Your instructions:
Carry none of the pictures over; write out the complete data exactly.

Given material:
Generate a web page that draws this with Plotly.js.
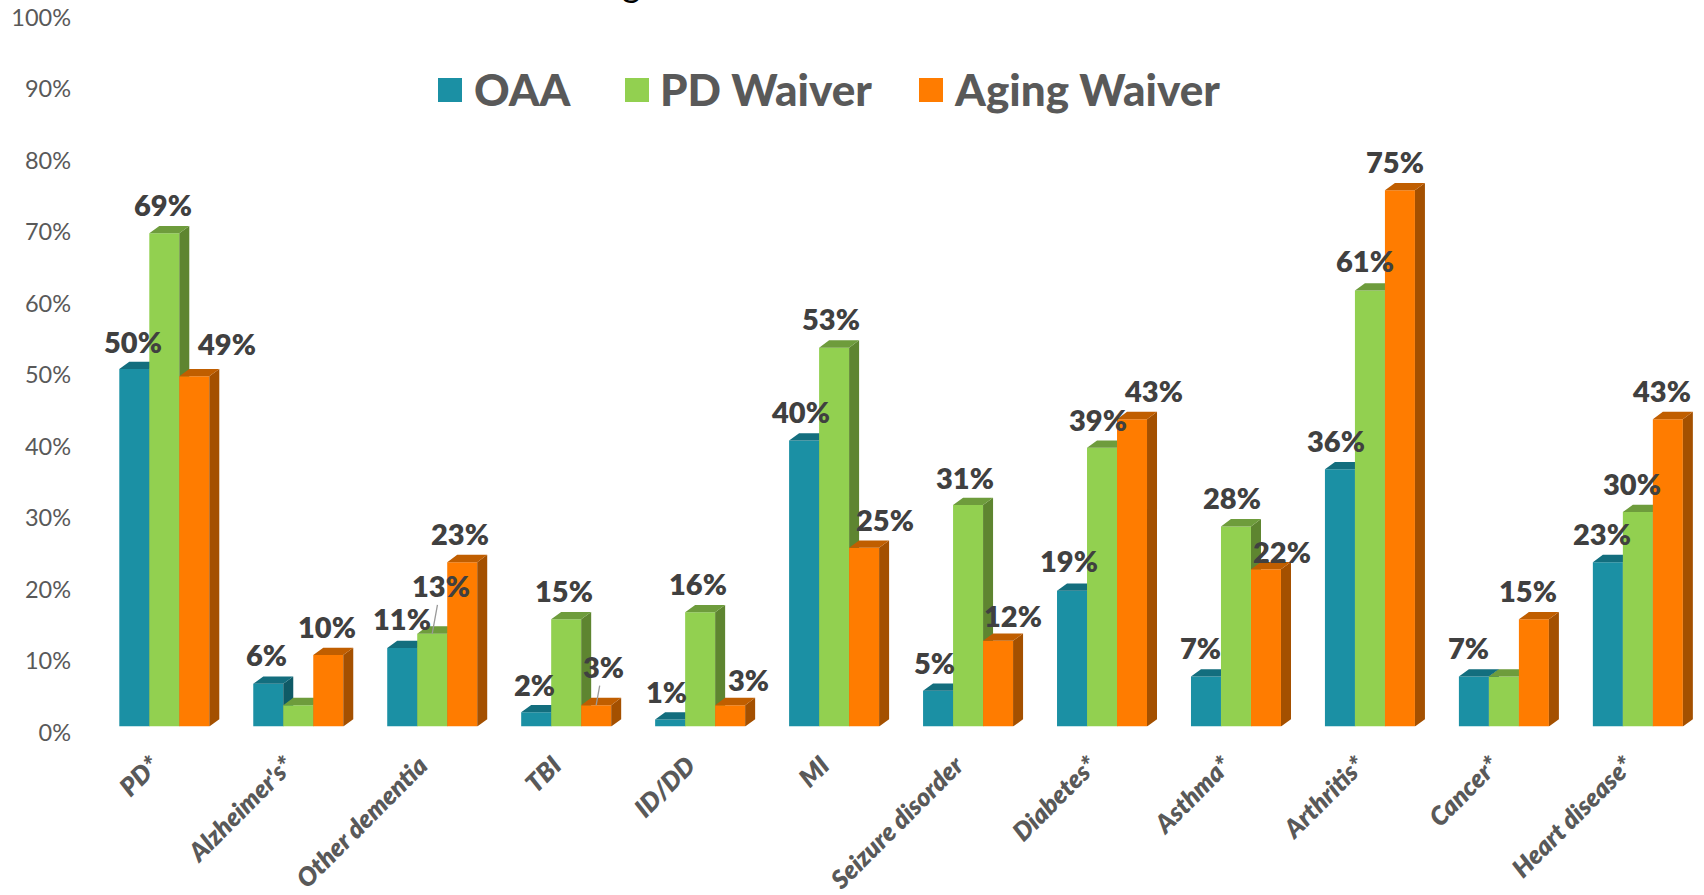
<!DOCTYPE html>
<html><head><meta charset="utf-8">
<script src="https://cdn.plot.ly/plotly-3.0.1.min.js"></script>
<style>html,body{margin:0;padding:0;background:#fff}#c{width:1704px;height:895px}</style>
</head><body><div id="c"></div>
<script>
const categories=["PD*","Alzheimer's*","Other dementia","TBI","ID/DD","MI","Seizure disorder","Diabetes*","Asthma*","Arthritis*","Cancer*","Heart disease*"];
const seriesNames=["OAA","PD Waiver","Aging Waiver"];
const oaa=[50,6,11,2,1,40,5,19,7,36,7,23];
const pdWaiver=[69,3,13,15,16,53,31,39,28,61,7,30];
const agingWaiver=[49,10,23,3,3,25,12,43,22,75,15,43];
const tickValues=[0,10,20,30,40,50,60,70,80,90,100];
const hiddenLabels=[[],[1,10],[]];
// label nudges relative to each bar's top centre, px in the shrunk reference scale
const labelDx=[[-1,-2,0,-2,-3,-3,-3,-2.5,-5,-4,-5,-5],[-1,0,8,-2,-2,-2.6,-3,-4,-4,-4.6,0,-5],[30,-1,-2,6.4,17,19,14,20,15,-5,-5,-6]];
const labelDy=[[-23,-24.5,-24.6,-23,-23,-24,-24,-25,-24,-24,-24,-24],[-24,0,-41.5,-24,-24,-24,-23,-24,-24,-25,0,-24],[-27.6,-24,-24,-33,-21,-23.5,-21,-24,-14,-24,-24,-24]];
const leaderLines=[[1,2],[2,3]];

const colors=[{front:"#1B90A4",top:"#136E7E",side:"#0F5A66"},{front:"#92D050",top:"#6E9C3C",side:"#5E8530"},{front:"#FF7C00",top:"#C05E00",side:"#A45000"}];
const values=[oaa,pdWaiver,agingWaiver];
const W=1704,H=895,S=1704/1568;
const step=133.96, cx0=164.3, barPx=30, depthPx=10, depthPy=7.3, pxPerPct=7.15;
const bw=barPx/step, dX=depthPx/step, dY=depthPy/pxPerPct;
const xRange=[-cx0/step,(W-cx0)/step];
const baseY=726.6, topY=baseY-100*pxPerPct;
const tickBase=732.4, tickTop=tickBase-100*pxPerPct;
const labelLift=2.6;
const dom=[(H-baseY)/H,(H-topY)/H];
const dom2=[(H-tickBase)/H,(H-tickTop)/H];
const font="Lato, 'Open Sans', sans-serif";

const traces=[];
values.forEach((vals,s)=>{
  const n=s===0?"":String(s+1);
  const xa="x"+n, ya="y"+n;
  const off=(s-1)*bw;
  const xc=vals.map((v,i)=>i+off);
  const sx=[],sy=[],tx=[],ty=[];
  vals.forEach((v,i)=>{
    const l=i+off-bw/2,r=i+off+bw/2;
    sx.push(r,r+dX,r+dX,r,r,null); sy.push(0,dY,v+dY,v,0,null);
    tx.push(l,r,r+dX,l+dX,l,null); ty.push(v,v,v+dY,v+dY,v,null);
  });
  traces.push({type:"bar",name:seriesNames[s],x:xc,y:vals,width:bw,marker:{color:colors[s].front,line:{width:0}},xaxis:xa,yaxis:ya,showlegend:false,hoverinfo:"x+y"});
  traces.push({type:"scatter",mode:"lines",x:sx,y:sy,fill:"toself",fillcolor:colors[s].side,line:{width:0,color:colors[s].side},xaxis:xa,yaxis:ya,showlegend:false,hoverinfo:"skip",cliponaxis:false});
  traces.push({type:"scatter",mode:"lines",x:tx,y:ty,fill:"toself",fillcolor:colors[s].top,line:{width:0,color:colors[s].top},xaxis:xa,yaxis:ya,showlegend:false,hoverinfo:"skip",cliponaxis:false});
});
// carrier for the percentage axis
traces.push({type:"scatter",mode:"none",x:[0],y:[0],xaxis:"x4",yaxis:"y4",showlegend:false,hoverinfo:"skip"});

const annotations=[];
values.forEach((vals,s)=>{
  vals.forEach((v,i)=>{
    if(hiddenLabels[s].includes(i))return;
    const leader=leaderLines.some(p=>p[0]===s&&p[1]===i);
    const a={xref:"x",yref:"y",x:i+(s-1)*bw,y:v,text:v+"%",font:{family:font,size:29,color:"#404040",weight:800},xanchor:"center",yanchor:"middle"};
    const dy=labelDy[s][i]*S-labelLift;
    if(leader){Object.assign(a,{showarrow:true,arrowhead:0,arrowwidth:1.3,arrowcolor:"#999999",ax:labelDx[s][i]*S,ay:dy,standoff:0});}
    else{Object.assign(a,{showarrow:false,xshift:labelDx[s][i]*S,yshift:-dy});}
    annotations.push(a);
  });
});
const legendSquares=[438,625,919], legendTextX=[472,658,952];
const shapes=[];
seriesNames.forEach((name,s)=>{
  shapes.push({type:"rect",xref:"paper",yref:"paper",x0:legendSquares[s]/W,x1:(legendSquares[s]+24)/W,y0:1-102/H,y1:1-78/H,fillcolor:colors[s].front,line:{width:0}});
  annotations.push({xref:"paper",yref:"paper",x:legendTextX[s]/W,y:1-89/H,xanchor:"left",yanchor:"middle",showarrow:false,text:name,font:{family:font,size:44,color:"#595959",weight:900}});
});
// the only visible part of the cropped title above the chart
annotations.push({xref:"paper",yref:"paper",x:631/W,y:1-7/H,xanchor:"center",yanchor:"bottom",showarrow:false,text:"g",font:{family:font,size:36,color:"#000"}});
const hiddenX=(o)=>Object.assign({type:"linear",range:xRange,domain:[0,1],overlaying:"x",anchor:"y",showgrid:false,zeroline:false,showticklabels:false,ticks:"",showline:false},o);
const hiddenY=(o)=>Object.assign({type:"linear",range:[0,100],overlaying:"y",showgrid:false,zeroline:false,showticklabels:false,ticks:"",showline:false},o);
const layout={
  width:W,height:H,margin:{l:0,r:0,t:0,b:0},paper_bgcolor:"#fff",plot_bgcolor:"rgba(0,0,0,0)",showlegend:false,barmode:"overlay",
  xaxis:{type:"linear",range:xRange,domain:[0,1],anchor:"y",tickmode:"array",tickvals:categories.map((c,i)=>i),ticktext:categories,tickangle:-45,
    tickfont:{family:font,size:25.5,color:"#595959",weight:800,style:"italic"},ticks:"",showgrid:false,zeroline:false,showline:false,ticklabelstandoff:18,ticklabelshift:-12,automargin:false},
  yaxis:{type:"linear",range:[0,100],domain:dom,anchor:"x",showgrid:false,zeroline:false,showticklabels:false,ticks:"",showline:false,automargin:false},
  xaxis2:hiddenX({anchor:"y2"}),yaxis2:hiddenY({anchor:"x2"}),
  xaxis3:hiddenX({anchor:"y3"}),yaxis3:hiddenY({anchor:"x3"}),
  xaxis4:{type:"linear",range:xRange,domain:[0,1],anchor:"y4",showgrid:false,zeroline:false,showticklabels:false,ticks:"",showline:false},
  yaxis4:{type:"linear",range:[0,100],domain:dom2,anchor:"free",position:71/W,tickmode:"array",tickvals:tickValues,ticktext:tickValues.map(v=>v+"%"),
    tickfont:{family:font,size:23.5,color:"#595959"},showgrid:false,zeroline:false,ticks:"",showline:false,automargin:false},
  annotations,shapes
};
Plotly.newPlot("c",traces,layout,{displayModeBar:false,responsive:false});
</script></body></html>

Written response:
Generate a web page that draws this with Plotly.js.
<!DOCTYPE html>
<html><head><meta charset="utf-8">
<script src="https://cdn.plot.ly/plotly-3.0.1.min.js"></script>
<style>html,body{margin:0;padding:0;background:#fff}#c{width:1704px;height:895px}</style>
</head><body><div id="c"></div>
<script>
const categories=["PD*","Alzheimer's*","Other dementia","TBI","ID/DD","MI","Seizure disorder","Diabetes*","Asthma*","Arthritis*","Cancer*","Heart disease*"];
const seriesNames=["OAA","PD Waiver","Aging Waiver"];
const oaa=[50,6,11,2,1,40,5,19,7,36,7,23];
const pdWaiver=[69,3,13,15,16,53,31,39,28,61,7,30];
const agingWaiver=[49,10,23,3,3,25,12,43,22,75,15,43];
const tickValues=[0,10,20,30,40,50,60,70,80,90,100];
const hiddenLabels=[[],[1,10],[]];
// label nudges relative to each bar's top centre, px in the shrunk reference scale
const labelDx=[[-1,-2,0,-2,-3,-3,-3,-2.5,-5,-4,-5,-5],[-1,0,8,-2,-2,-2.6,-3,-4,-4,-4.6,0,-5],[30,-1,-2,6.4,17,19,14,20,15,-5,-5,-6]];
const labelDy=[[-23,-24.5,-24.6,-23,-23,-24,-24,-25,-24,-24,-24,-24],[-24,0,-41.5,-24,-24,-24,-23,-24,-24,-25,0,-24],[-27.6,-24,-24,-33,-21,-23.5,-21,-24,-14,-24,-24,-24]];
const leaderLines=[[1,2],[2,3]];

const colors=[{front:"#1B90A4",top:"#136E7E",side:"#0F5A66"},{front:"#92D050",top:"#6E9C3C",side:"#5E8530"},{front:"#FF7C00",top:"#C05E00",side:"#A45000"}];
const values=[oaa,pdWaiver,agingWaiver];
const W=1704,H=895,S=1704/1568;
const step=133.96, cx0=164.3, barPx=30, depthPx=10, depthPy=7.3, pxPerPct=7.15;
const bw=barPx/step, dX=depthPx/step, dY=depthPy/pxPerPct;
const xRange=[-cx0/step,(W-cx0)/step];
const baseY=726.6, topY=baseY-100*pxPerPct;
const tickBase=732.4, tickTop=tickBase-100*pxPerPct;
const labelLift=2.6;
const dom=[(H-baseY)/H,(H-topY)/H];
const dom2=[(H-tickBase)/H,(H-tickTop)/H];
const font="Lato, 'Open Sans', sans-serif";

const traces=[];
values.forEach((vals,s)=>{
  const n=s===0?"":String(s+1);
  const xa="x"+n, ya="y"+n;
  const off=(s-1)*bw;
  const xc=vals.map((v,i)=>i+off);
  const sx=[],sy=[],tx=[],ty=[];
  vals.forEach((v,i)=>{
    const l=i+off-bw/2,r=i+off+bw/2;
    sx.push(r,r+dX,r+dX,r,r,null); sy.push(0,dY,v+dY,v,0,null);
    tx.push(l,r,r+dX,l+dX,l,null); ty.push(v,v,v+dY,v+dY,v,null);
  });
  traces.push({type:"bar",name:seriesNames[s],x:xc,y:vals,width:bw,marker:{color:colors[s].front,line:{width:0}},xaxis:xa,yaxis:ya,showlegend:false,hoverinfo:"x+y"});
  traces.push({type:"scatter",mode:"lines",x:sx,y:sy,fill:"toself",fillcolor:colors[s].side,line:{width:0,color:colors[s].side},xaxis:xa,yaxis:ya,showlegend:false,hoverinfo:"skip",cliponaxis:false});
  traces.push({type:"scatter",mode:"lines",x:tx,y:ty,fill:"toself",fillcolor:colors[s].top,line:{width:0,color:colors[s].top},xaxis:xa,yaxis:ya,showlegend:false,hoverinfo:"skip",cliponaxis:false});
});
// carrier for the percentage axis
traces.push({type:"scatter",mode:"none",x:[0],y:[0],xaxis:"x4",yaxis:"y4",showlegend:false,hoverinfo:"skip"});

const annotations=[];
values.forEach((vals,s)=>{
  vals.forEach((v,i)=>{
    if(hiddenLabels[s].includes(i))return;
    const leader=leaderLines.some(p=>p[0]===s&&p[1]===i);
    const a={xref:"x",yref:"y",x:i+(s-1)*bw,y:v,text:v+"%",font:{family:font,size:29,color:"#404040",weight:800},xanchor:"center",yanchor:"middle"};
    const dy=labelDy[s][i]*S-labelLift;
    if(leader){Object.assign(a,{showarrow:true,arrowhead:0,arrowwidth:1.3,arrowcolor:"#999999",ax:labelDx[s][i]*S,ay:dy,standoff:0});}
    else{Object.assign(a,{showarrow:false,xshift:labelDx[s][i]*S,yshift:-dy});}
    annotations.push(a);
  });
});
const legendSquares=[438,625,919], legendTextX=[472,658,952];
const shapes=[];
seriesNames.forEach((name,s)=>{
  shapes.push({type:"rect",xref:"paper",yref:"paper",x0:legendSquares[s]/W,x1:(legendSquares[s]+24)/W,y0:1-102/H,y1:1-78/H,fillcolor:colors[s].front,line:{width:0}});
  annotations.push({xref:"paper",yref:"paper",x:legendTextX[s]/W,y:1-89/H,xanchor:"left",yanchor:"middle",showarrow:false,text:name,font:{family:font,size:44,color:"#595959",weight:900}});
});
// the only visible part of the cropped title above the chart
annotations.push({xref:"paper",yref:"paper",x:631/W,y:1-7/H,xanchor:"center",yanchor:"bottom",showarrow:false,text:"g",font:{family:font,size:36,color:"#000"}});
const hiddenX=(o)=>Object.assign({type:"linear",range:xRange,domain:[0,1],overlaying:"x",anchor:"y",showgrid:false,zeroline:false,showticklabels:false,ticks:"",showline:false},o);
const hiddenY=(o)=>Object.assign({type:"linear",range:[0,100],overlaying:"y",showgrid:false,zeroline:false,showticklabels:false,ticks:"",showline:false},o);
const layout={
  width:W,height:H,margin:{l:0,r:0,t:0,b:0},paper_bgcolor:"#fff",plot_bgcolor:"rgba(0,0,0,0)",showlegend:false,barmode:"overlay",
  xaxis:{type:"linear",range:xRange,domain:[0,1],anchor:"y",tickmode:"array",tickvals:categories.map((c,i)=>i),ticktext:categories,tickangle:-45,
    tickfont:{family:font,size:25.5,color:"#595959",weight:800,style:"italic"},ticks:"",showgrid:false,zeroline:false,showline:false,ticklabelstandoff:18,ticklabelshift:-12,automargin:false},
  yaxis:{type:"linear",range:[0,100],domain:dom,anchor:"x",showgrid:false,zeroline:false,showticklabels:false,ticks:"",showline:false,automargin:false},
  xaxis2:hiddenX({anchor:"y2"}),yaxis2:hiddenY({anchor:"x2"}),
  xaxis3:hiddenX({anchor:"y3"}),yaxis3:hiddenY({anchor:"x3"}),
  xaxis4:{type:"linear",range:xRange,domain:[0,1],anchor:"y4",showgrid:false,zeroline:false,showticklabels:false,ticks:"",showline:false},
  yaxis4:{type:"linear",range:[0,100],domain:dom2,anchor:"free",position:71/W,tickmode:"array",tickvals:tickValues,ticktext:tickValues.map(v=>v+"%"),
    tickfont:{family:font,size:23.5,color:"#595959"},showgrid:false,zeroline:false,ticks:"",showline:false,automargin:false},
  annotations,shapes
};
Plotly.newPlot("c",traces,layout,{displayModeBar:false,responsive:false});
</script></body></html>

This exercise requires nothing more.